**Goal:**
Using the data that follows, return exactly the lines from the one that contains "Give me the Bokeh source for this chart." through the one that contains "from bokeh.resources import INLINE", ends included.

**Dataset records:**
·····
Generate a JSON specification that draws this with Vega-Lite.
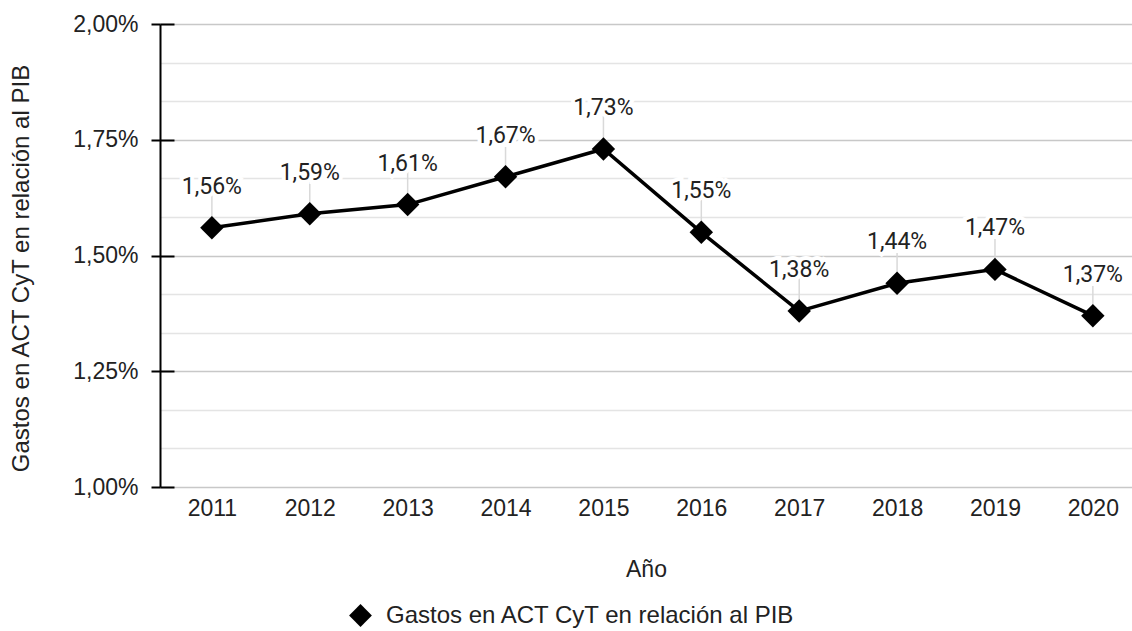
·····
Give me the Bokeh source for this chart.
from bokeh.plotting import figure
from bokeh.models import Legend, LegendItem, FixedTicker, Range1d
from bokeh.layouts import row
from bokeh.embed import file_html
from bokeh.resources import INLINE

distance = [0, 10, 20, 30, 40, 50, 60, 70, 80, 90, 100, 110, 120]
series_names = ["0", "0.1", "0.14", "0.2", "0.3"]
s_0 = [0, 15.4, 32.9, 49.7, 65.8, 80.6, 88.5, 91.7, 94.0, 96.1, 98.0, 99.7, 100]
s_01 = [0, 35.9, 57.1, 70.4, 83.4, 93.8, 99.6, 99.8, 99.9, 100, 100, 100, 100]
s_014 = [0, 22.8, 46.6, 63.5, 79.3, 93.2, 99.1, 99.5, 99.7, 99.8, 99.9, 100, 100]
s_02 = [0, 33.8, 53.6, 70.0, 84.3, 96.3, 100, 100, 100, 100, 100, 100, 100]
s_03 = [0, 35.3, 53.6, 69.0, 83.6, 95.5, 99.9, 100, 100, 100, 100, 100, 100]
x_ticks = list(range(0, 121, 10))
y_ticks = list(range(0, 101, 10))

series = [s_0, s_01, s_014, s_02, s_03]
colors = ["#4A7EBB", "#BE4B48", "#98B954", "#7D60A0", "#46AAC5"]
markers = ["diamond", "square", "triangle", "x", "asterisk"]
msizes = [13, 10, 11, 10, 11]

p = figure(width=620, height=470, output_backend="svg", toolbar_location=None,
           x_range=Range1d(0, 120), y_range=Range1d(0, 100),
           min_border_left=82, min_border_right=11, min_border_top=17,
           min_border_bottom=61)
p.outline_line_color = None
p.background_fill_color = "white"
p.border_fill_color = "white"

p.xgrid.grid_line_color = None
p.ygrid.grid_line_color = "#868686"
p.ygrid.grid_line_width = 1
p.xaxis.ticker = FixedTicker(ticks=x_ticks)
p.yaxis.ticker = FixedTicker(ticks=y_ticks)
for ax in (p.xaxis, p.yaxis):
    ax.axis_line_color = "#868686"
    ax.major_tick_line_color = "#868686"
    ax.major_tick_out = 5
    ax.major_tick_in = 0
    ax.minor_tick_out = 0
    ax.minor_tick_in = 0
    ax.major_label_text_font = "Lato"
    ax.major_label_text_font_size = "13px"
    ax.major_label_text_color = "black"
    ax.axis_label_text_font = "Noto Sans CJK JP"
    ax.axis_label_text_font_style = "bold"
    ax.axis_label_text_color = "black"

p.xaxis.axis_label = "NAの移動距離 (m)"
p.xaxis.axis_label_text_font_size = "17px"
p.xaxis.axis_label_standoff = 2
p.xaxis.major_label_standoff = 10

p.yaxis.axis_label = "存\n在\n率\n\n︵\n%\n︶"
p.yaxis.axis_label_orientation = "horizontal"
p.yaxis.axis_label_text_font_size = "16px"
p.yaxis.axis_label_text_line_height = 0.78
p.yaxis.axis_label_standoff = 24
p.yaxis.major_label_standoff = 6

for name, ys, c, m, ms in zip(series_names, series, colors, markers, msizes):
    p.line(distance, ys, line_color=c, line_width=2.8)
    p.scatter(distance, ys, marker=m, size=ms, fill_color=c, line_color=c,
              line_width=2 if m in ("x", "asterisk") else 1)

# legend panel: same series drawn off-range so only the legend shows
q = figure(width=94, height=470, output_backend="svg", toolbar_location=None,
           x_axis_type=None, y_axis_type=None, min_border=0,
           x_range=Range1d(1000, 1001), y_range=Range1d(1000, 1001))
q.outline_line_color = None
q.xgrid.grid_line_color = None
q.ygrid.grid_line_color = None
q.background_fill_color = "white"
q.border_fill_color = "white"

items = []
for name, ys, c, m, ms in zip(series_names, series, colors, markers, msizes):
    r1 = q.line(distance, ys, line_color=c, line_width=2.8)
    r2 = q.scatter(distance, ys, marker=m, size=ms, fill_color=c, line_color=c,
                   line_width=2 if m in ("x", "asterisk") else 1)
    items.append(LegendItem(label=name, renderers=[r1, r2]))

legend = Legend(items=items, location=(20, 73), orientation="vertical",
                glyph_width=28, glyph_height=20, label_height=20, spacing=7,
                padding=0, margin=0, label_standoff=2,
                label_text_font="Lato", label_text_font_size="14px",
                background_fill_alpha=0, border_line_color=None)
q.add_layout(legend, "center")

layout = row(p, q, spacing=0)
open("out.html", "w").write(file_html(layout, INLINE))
·····
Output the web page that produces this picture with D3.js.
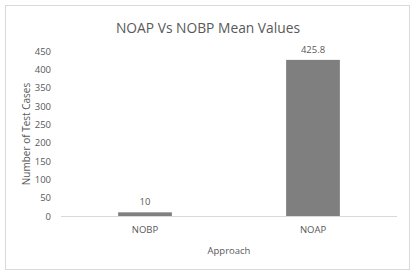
·····
**Finished exercise:**
Give me the Bokeh source for this chart.
from bokeh.plotting import figure
from bokeh.models import Legend, LegendItem, FixedTicker, Range1d
from bokeh.layouts import row
from bokeh.embed import file_html
from bokeh.resources import INLINE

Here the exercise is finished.